Anche i partiti stanno facendo la loro parte nella spending review: al rialzo. Consapevoli del momento drammatico, continuano indefessi a mungere denaro pubblico con la struggente formula dei rimborsi elettorali. Come dice la parola stessa, il rimborso dovrebbe rimborsare. Una spesa. Ma riguardando i conti delle Regionali 2012, la Corte dei conti rileva che i conti non tornano. Il documento dei sommi contabili assume i toni di uno schiaffo: ai sacrifici, alla logica, ma soprattutto alla morale.
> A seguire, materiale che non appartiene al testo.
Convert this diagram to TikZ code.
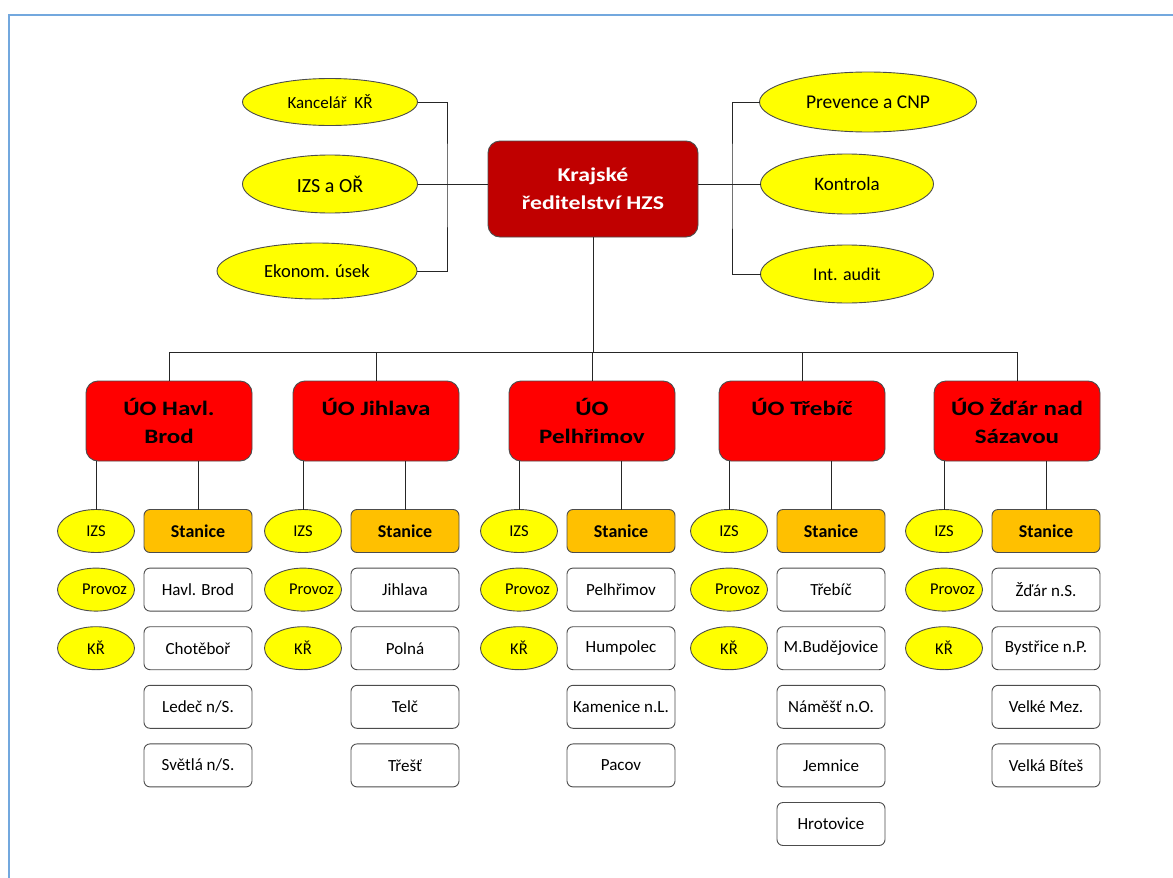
\documentclass[tikz,border=0pt]{standalone}
\usepackage{fontspec}
\setmainfont{Carlito}
\newfontfamily\sirokecarlito[FakeStretch=1.22]{Carlito}
\usetikzlibrary{positioning, shapes.geometric}

\definecolor{hzsdark}{RGB}{192,0,0}
\definecolor{hzsred}{RGB}{255,0,0}
\definecolor{hzsyellow}{RGB}{255,255,0}
\definecolor{hzsorange}{RGB}{255,192,0}
\definecolor{framebl}{RGB}{115,168,222}

\begin{document}
\begin{tikzpicture}[x=1pt, y=-1pt,
        every node/.style={inner sep=0pt, outer sep=0pt, draw=black!70, line width=0.9pt},
        vedeni/.style={rectangle, rounded corners=12pt, fill=hzsdark, text=white,
            font=\sirokecarlito\fontsize{19.5}{28}\selectfont\bfseries, align=center,
            minimum width=210pt, minimum height=96pt},
        utvar/.style={rectangle, rounded corners=12pt, fill=hzsred, align=center,
            font=\sirokecarlito\fontsize{20.5}{28}\selectfont\bfseries,
            minimum width=166pt, minimum height=80pt},
        odbor/.style={ellipse, fill=hzsyellow},
        slozka/.style={ellipse, fill=hzsyellow, minimum width=77pt, minimum height=43pt,
            font=\fontsize{16.5}{18}\selectfont},
        stanice/.style={rectangle, rounded corners=6pt, fill=hzsorange,
            minimum width=108pt, minimum height=43pt, font=\fontsize{18}{20}\selectfont\bfseries},
        pobocka/.style={rectangle, rounded corners=6pt, fill=white,
            minimum width=108pt, minimum height=43pt, font=\fontsize{17}{20}\selectfont},
        spoj/.style={black!85, line width=0.9pt}
    ]
    \useasboundingbox (0,0) rectangle (1173,878);

    % Rahmen
    \draw[framebl, line width=2pt] (8.5,878) -- (8.5,15) -- (1173,15);

    % Vedeni
    \node[vedeni] (hq) at (593,189) {Krajské\\ředitelství HZS};

    % Odbory vlevo a vpravo
    \node[odbor, minimum width=175pt, minimum height=47pt, font=\fontsize{17}{20}\selectfont] (kanc) at (330,102) {Kancelář~~KŘ};
    \node[odbor, minimum width=175pt, minimum height=58pt, font=\fontsize{20}{22}\selectfont] (izsor) at (330,184) {IZS a OŘ};
    \node[odbor, minimum width=200pt, minimum height=56pt, font=\fontsize{18.5}{22}\selectfont] (ekon) at (317,271) {Ekonom. úsek};
    \node[odbor, minimum width=217pt, minimum height=60pt, font=\fontsize{19.5}{22}\selectfont] (prev) at (868,102) {Prevence a CNP};
    \node[odbor, minimum width=173pt, minimum height=60pt, font=\fontsize{19}{22}\selectfont] (kontr) at (847,184) {Kontrola};
    \node[odbor, minimum width=173pt, minimum height=58pt, font=\fontsize{18}{22}\selectfont] (audit) at (847,274) {Int. audit};

    \coordinate (lbus) at (447,0);
    \coordinate (rbus) at (732,0);
    \coordinate (sbern) at (0,352);

    \draw[spoj] (kanc.east) -| (lbus |- izsor.east) |- (ekon.east);
    \draw[spoj] (izsor.east) -- (hq.west |- izsor.east);
    \draw[spoj] (prev.west) -| (rbus |- kontr.west) |- (audit.west);
    \draw[spoj] (kontr.west) -- (hq.east |- kontr.west);

    % Uzemni odbory
    \foreach \n/\x/\nazev in {1/169/{ÚO Havl.\\Brod}, 2/376/{ÚO Jihlava\\\mbox{}},
            3/592/{ÚO\\Pelhřimov}, 4/802/{ÚO Třebíč\\\mbox{}}, 5/1017/{ÚO Žďár nad\\Sázavou}} {
        \node[utvar] (uo\n) at (\x,421) {\nazev};
        \draw[spoj] (uo\n.north) -- (uo\n.north |- sbern);
    }
    \draw[spoj] (hq.south) -- (hq.south |- sbern);
    \draw[spoj] (uo1.north |- sbern) -- (uo5.north |- sbern);

    % Slozky a stanice pod kazdym UO
    \foreach \n in {1,...,5} {
        \node[slozka] (izs\n) at ([xshift=-73pt, yshift=-110pt]uo\n.center) {IZS};
        \node[slozka] (prov\n) at ([xshift=-73pt, yshift=-168.6pt]uo\n.center) {\makebox[0pt][l]{\hspace{-14pt}Provoz}};
        \node[slozka] (kr\n) at ([xshift=-73pt, yshift=-227.2pt]uo\n.center) {KŘ};
        \node[stanice] (stan\n) at ([xshift=29pt, yshift=-110pt]uo\n.center) {Stanice};
        \draw[spoj] (uo\n.south -| izs\n.north) -- (izs\n.north);
        \draw[spoj] (uo\n.south -| stan\n.north) -- (stan\n.north);
    }

    % Jednotlive stanice
    \foreach \n/\seznam in {1/{Havl. Brod,Chotěboř,Ledeč n/S.,Světlá n/S.},
            2/{Jihlava,Polná,Telč,Třešť},
            3/{Pelhřimov,Humpolec,Kamenice n.L.,Pacov},
            4/{Třebíč,M.Budějovice,Náměšť n.O.,Jemnice,Hrotovice},
            5/{Žďár n.S.,Bystřice n.P.,Velké Mez.,Velká Bíteš}} {
        \foreach \s [count=\k] in \seznam {
            \node[pobocka] (st\n-\k) at ([yshift={-58.6*\k}]stan\n.center) {\s};
        }
    }

\end{tikzpicture}
\end{document}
Abbiamo due forme dichiaratamente offensive di assurdo: in molti casi i partiti incassano rimborsi senza avere speso nulla, in tanti altri incassano comunque molto più di quanto abbiano speso. Si legge: «Il contributo è stato erogato anche a formazioni politiche i cui rappresentanti hanno presentato dichiarazione di non aver sostenuto spese. E non sono pochi: ben 67». Poi il resto: «Per il rinnovo dei Consigli regionali del marzo 2010 sono stati attribuiti rimborsi pari a 37.797.396 euro nell'anno 2010 e 36.428.507 nell'anno 2011, a fronte di spese documentate per 62.926.376. Si andrà avanti così sino al 2014, fine legislatura. La differenza è 11.299.527 euro».
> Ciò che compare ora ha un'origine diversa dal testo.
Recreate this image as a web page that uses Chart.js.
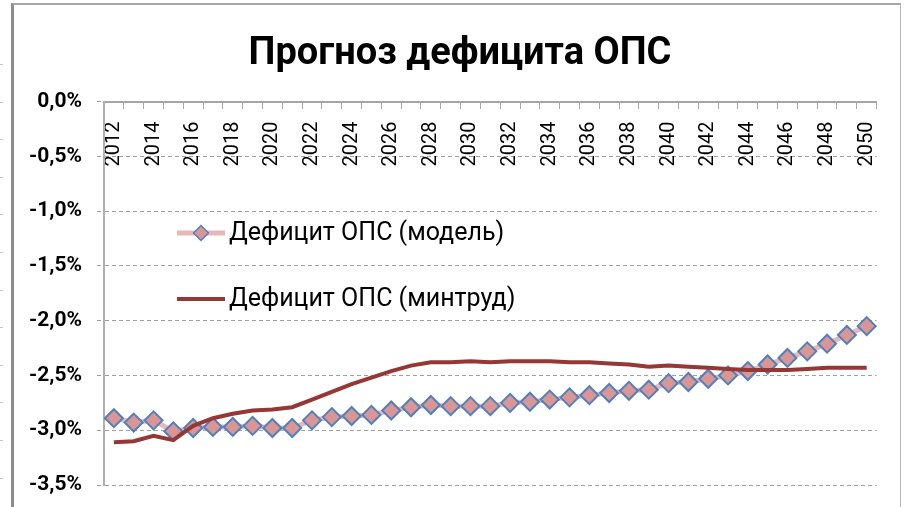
<!DOCTYPE html>
<html>
<head>
<meta charset="utf-8">
<script src="https://cdn.jsdelivr.net/npm/chart.js@4/dist/chart.umd.min.js"></script>
<style>
  html, body { margin: 0; padding: 0; background: #fff; }
  body { width: 905px; height: 507px; position: relative; overflow: hidden; }
  #frame {
    position: absolute; left: 11px; top: 3px; width: 886px; height: 520px;
    border-left: 3px solid #8c8c8c; border-top: 2px solid #a6a6a6; border-right: 1px solid #b8b8b8;
  }
  #rows {
    position: absolute; left: 0; top: 64px; width: 3px; height: 443px;
    background: repeating-linear-gradient(to bottom, #c8c8c8 0, #c8c8c8 1px, transparent 1px, transparent 37.6px);
  }
  #wrap { position: absolute; left: 0; top: 0; width: 905px; height: 507px; }
</style>
</head>
<body>
<div id="rows"></div>
<div id="frame"></div>
<div id="wrap"><canvas id="deficitChart"></canvas></div>
<script>
const years = [
    '2012', '2013', '2014', '2015', '2016', '2017', '2018', '2019', '2020', '2021',
    '2022', '2023', '2024', '2025', '2026', '2027', '2028', '2029', '2030', '2031',
    '2032', '2033', '2034', '2035', '2036', '2037', '2038', '2039', '2040', '2041',
    '2042', '2043', '2044', '2045', '2046', '2047', '2048', '2049', '2050'
];

// дефицит ОПС, % ВВП
const modelDeficit = [
    -2.89, -2.93, -2.91, -3.01, -2.98, -2.97, -2.97, -2.96, -2.98, -2.98,
    -2.91, -2.88, -2.87, -2.86, -2.82, -2.79, -2.77, -2.78, -2.78, -2.78,
    -2.75, -2.74, -2.72, -2.70, -2.68, -2.66, -2.64, -2.63, -2.57, -2.56,
    -2.53, -2.50, -2.46, -2.40, -2.34, -2.28, -2.21, -2.13, -2.05
];

const mintrudDeficit = [
    -3.11, -3.10, -3.05, -3.09, -2.96, -2.89, -2.85, -2.82, -2.81, -2.79,
    -2.72, -2.65, -2.58, -2.52, -2.46, -2.41, -2.38, -2.38, -2.37, -2.38,
    -2.37, -2.37, -2.37, -2.38, -2.38, -2.39, -2.40, -2.42, -2.41, -2.42,
    -2.43, -2.44, -2.45, -2.45, -2.45, -2.44, -2.43, -2.43, -2.43
];

const seriesNames = ['Дефицит ОПС (модель)', 'Дефицит ОПС (минтруд)'];
const yMin = -3.5;
const yMax = 0;
const yStep = 0.5;

const FONT = 'Roboto, "Noto Sans", sans-serif';

// заголовок в Excel чуть правее центра холста
const titleShift = {
    id: 'titleShift',
    afterLayout(chart) {
        if (chart.titleBlock) chart.titleBlock.left += 40;
    }
};

// легенда внутри области графика, как в Excel
const insideLegend = {
    id: 'insideLegend',
    afterDraw(chart) {
        const ctx = chart.ctx;
        const rows = [233, 299];
        chart.data.datasets.forEach((ds, i) => {
            const y = rows[i];
            ctx.save();
            ctx.strokeStyle = ds.borderColor;
            ctx.lineWidth = ds.borderWidth;
            ctx.beginPath();
            ctx.moveTo(177, y);
            ctx.lineTo(225, y);
            ctx.stroke();
            if (ds.pointRadius > 0) {
                const r = 7.5;
                ctx.beginPath();
                ctx.moveTo(201 - r, y);
                ctx.lineTo(201, y - r);
                ctx.lineTo(201 + r, y);
                ctx.lineTo(201, y + r);
                ctx.closePath();
                ctx.fillStyle = ds.pointBackgroundColor;
                ctx.fill();
                ctx.lineWidth = 1.5;
                ctx.strokeStyle = ds.pointBorderColor;
                ctx.stroke();
            }
            ctx.fillStyle = '#000';
            ctx.font = '25px ' + FONT;
            ctx.textBaseline = 'middle';
            ctx.textAlign = 'left';
            ctx.fillText(ds.label, 229, y + 1);
            ctx.restore();
        });
    }
};

const ctx = document.getElementById('deficitChart').getContext('2d');

new Chart(ctx, {
    type: 'line',
    data: {
        labels: years,
        datasets: [{
            label: seriesNames[0],
            data: modelDeficit,
            borderColor: '#E6B9B8',
            borderWidth: 5,
            pointStyle: 'rectRot',
            pointRadius: 9,
            pointBackgroundColor: '#D99694',
            pointBorderColor: '#4F81BD',
            pointBorderWidth: 2,
            tension: 0,
            order: 2
        }, {
            label: seriesNames[1],
            data: mintrudDeficit,
            borderColor: '#953735',
            borderWidth: 4,
            pointRadius: 0,
            tension: 0,
            order: 1
        }]
    },
    options: {
        responsive: true,
        maintainAspectRatio: false,
        animation: false,
        layout: {
            padding: { left: 0, right: 25, top: 0, bottom: 22 }
        },
        scales: {
            x: {
                position: { y: 0 },
                offset: true,
                grid: {
                    display: true,
                    drawOnChartArea: false,
                    drawTicks: true,
                    tickLength: 6,
                    offset: true,
                    color: '#a6a6a6'
                },
                border: { color: '#a6a6a6', width: 2 },
                ticks: {
                    autoSkip: false,
                    maxRotation: 90,
                    minRotation: 90,
                    padding: 14,
                    color: '#000',
                    font: { family: FONT, size: 20 },
                    callback: function (val, idx) {
                        return idx % 2 === 0 ? this.getLabelForValue(val) : '';
                    }
                }
            },
            y: {
                min: yMin,
                max: yMax,
                afterFit(scale) {
                    scale.width = 104;
                    // подписи не должны сдвигать область графика
                    scale.paddingTop = 0;
                    scale.paddingBottom = 0;
                },
                grid: {
                    color: '#a0a0a0',
                    lineWidth: 1,
                    tickLength: 7,
                    tickBorderDash: [4, 3]
                },
                border: { color: '#b0b0b0', width: 2, dash: [4, 3] },
                ticks: {
                    stepSize: yStep,
                    padding: 15,
                    color: '#000',
                    font: { family: FONT, size: 21, weight: 'bold' },
                    callback: v => v.toFixed(1).replace('.', ',') + '%'
                }
            }
        },
        plugins: {
            legend: { display: false },
            tooltip: { enabled: false },
            title: {
                display: true,
                text: 'Прогноз дефицита ОПС',
                color: '#000',
                font: { family: FONT, size: 38, weight: 'bold' },
                padding: { top: 32, bottom: 24 }
            }
        }
    },
    plugins: [titleShift, insideLegend]
});
</script>
</body>
</html>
Il rapporto con il denaro del popolo è talmente sprezzante, strafottente, volgare, che i partiti non si accontentano di incassare senza ritegno, ma lo fanno pure in modo sciatto e confusionario. La Corte rileva a sorpresa: «46 formazioni hanno presentato il consuntivo oltre i 45 giorni previsti dal regolamento, mentre 51 partiti risultavano ancora inadempienti, nonostante fossero ampiamente scaduti i termini». Sono magnifici: non ritengono nemmeno doveroso, quanto meno elegante, rispettare le procedure e le scadenze della burocrazia. Più che un rimborso democratico, ha tutta l'aria di uno sguaiato saccheggio.
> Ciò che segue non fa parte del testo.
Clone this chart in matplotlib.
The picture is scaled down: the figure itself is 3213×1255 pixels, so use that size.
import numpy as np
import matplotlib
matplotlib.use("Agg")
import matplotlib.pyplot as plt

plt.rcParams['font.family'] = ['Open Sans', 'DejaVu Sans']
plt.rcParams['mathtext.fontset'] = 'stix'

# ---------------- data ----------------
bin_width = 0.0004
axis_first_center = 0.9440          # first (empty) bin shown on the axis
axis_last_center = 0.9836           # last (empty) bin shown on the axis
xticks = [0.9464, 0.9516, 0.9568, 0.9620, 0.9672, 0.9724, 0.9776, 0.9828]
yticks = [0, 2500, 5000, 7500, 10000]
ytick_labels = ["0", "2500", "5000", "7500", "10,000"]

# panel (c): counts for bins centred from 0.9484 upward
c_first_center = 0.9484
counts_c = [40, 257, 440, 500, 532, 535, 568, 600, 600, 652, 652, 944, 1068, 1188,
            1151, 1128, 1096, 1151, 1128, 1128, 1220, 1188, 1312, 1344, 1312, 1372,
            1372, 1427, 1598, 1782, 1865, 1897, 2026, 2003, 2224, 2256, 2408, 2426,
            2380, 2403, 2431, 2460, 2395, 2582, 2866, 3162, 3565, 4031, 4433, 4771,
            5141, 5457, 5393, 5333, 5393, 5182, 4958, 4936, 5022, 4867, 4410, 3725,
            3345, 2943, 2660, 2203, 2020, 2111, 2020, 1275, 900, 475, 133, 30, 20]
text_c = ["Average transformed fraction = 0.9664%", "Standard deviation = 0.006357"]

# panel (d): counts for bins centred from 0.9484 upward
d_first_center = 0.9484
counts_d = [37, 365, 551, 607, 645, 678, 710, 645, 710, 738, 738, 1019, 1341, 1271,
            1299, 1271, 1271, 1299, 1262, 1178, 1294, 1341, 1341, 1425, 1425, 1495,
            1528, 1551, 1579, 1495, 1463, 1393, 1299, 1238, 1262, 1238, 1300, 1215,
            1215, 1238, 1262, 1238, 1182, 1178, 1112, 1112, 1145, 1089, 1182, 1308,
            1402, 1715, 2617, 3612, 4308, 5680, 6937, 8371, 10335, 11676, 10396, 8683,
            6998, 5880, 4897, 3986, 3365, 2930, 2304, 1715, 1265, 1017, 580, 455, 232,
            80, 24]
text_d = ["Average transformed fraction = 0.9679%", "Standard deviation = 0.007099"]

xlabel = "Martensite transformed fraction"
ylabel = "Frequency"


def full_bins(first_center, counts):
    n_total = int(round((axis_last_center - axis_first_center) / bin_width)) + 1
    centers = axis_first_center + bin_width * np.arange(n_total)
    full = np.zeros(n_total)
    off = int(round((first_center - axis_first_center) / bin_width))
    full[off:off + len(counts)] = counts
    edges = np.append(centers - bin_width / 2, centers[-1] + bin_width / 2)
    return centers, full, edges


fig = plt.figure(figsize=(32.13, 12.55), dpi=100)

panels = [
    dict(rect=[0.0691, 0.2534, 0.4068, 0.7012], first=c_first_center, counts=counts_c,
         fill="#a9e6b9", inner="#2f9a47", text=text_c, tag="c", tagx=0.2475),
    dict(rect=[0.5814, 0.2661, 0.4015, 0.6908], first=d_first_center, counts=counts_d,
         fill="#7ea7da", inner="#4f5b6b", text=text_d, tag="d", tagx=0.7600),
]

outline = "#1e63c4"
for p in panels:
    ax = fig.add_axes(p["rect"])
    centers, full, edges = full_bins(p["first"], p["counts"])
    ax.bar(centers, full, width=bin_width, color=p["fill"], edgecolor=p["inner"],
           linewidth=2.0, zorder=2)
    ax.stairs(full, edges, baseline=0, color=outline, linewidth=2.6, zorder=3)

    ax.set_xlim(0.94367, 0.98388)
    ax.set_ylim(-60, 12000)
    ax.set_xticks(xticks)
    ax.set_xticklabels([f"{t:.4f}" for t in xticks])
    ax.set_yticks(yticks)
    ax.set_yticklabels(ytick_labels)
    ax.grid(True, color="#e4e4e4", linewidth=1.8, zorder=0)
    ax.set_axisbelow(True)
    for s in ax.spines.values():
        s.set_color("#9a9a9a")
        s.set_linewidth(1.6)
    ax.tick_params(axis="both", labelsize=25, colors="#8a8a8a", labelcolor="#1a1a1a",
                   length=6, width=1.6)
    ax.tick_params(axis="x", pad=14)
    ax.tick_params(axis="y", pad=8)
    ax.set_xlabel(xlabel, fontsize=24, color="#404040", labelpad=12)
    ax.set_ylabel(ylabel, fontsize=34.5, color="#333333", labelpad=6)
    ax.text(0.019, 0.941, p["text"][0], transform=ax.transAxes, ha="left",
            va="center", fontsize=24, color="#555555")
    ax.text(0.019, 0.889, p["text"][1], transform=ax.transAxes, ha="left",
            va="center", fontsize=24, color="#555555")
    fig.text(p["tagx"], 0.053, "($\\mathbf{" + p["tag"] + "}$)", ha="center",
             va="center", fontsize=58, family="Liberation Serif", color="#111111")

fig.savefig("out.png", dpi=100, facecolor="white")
Amenità tra le amenità: come rileva ancora la Corte, «ci sono otto casi di partiti dichiarati decaduti, di cui sette sono stati riammessi al beneficio del contributo statale». Ma è giusto e normale chiedersi: chi, materialmente, firma questo genere di capolavori all'italiana? «A deciderlo è l'ufficio di Presidenza della Camera», precisa la Corte. Doverosa nota di cronaca: solo una formazione politica ha rinunciato al contributo, il Movimento 5 stelle di Grillo.
Arrivando alle conclusioni, la povera Corte non riesce a trattenere lo sdegno, neppure foderandolo di velluto e di prudenza istituzionale. Così commenta, con linguaggio pudico, la sua odissea nello strazio: «L'assoluto scostamento tra le spese effettivamente sostenute ed il rimborso erogato non appare ragionevole».
No, non è ragionevole. Diciamola tutta, noi che non siamo tenuti agli eufemismi: è delirante. Già pretendere d'essere rimborsati per manifesti e materiale elettorale, per comizi e raccolta firme, per sedi elettorali e viaggi, per telefoni e spedizioni postali, già questo, in una tale fase storica, è difficile da accettare. Se poi incassano pure quando non spendono nulla, o comunque più di quanto spendano (unica attività economica in utile, a livello italiano, le elezioni), allora sfondiamo direttamente nello scandaloso.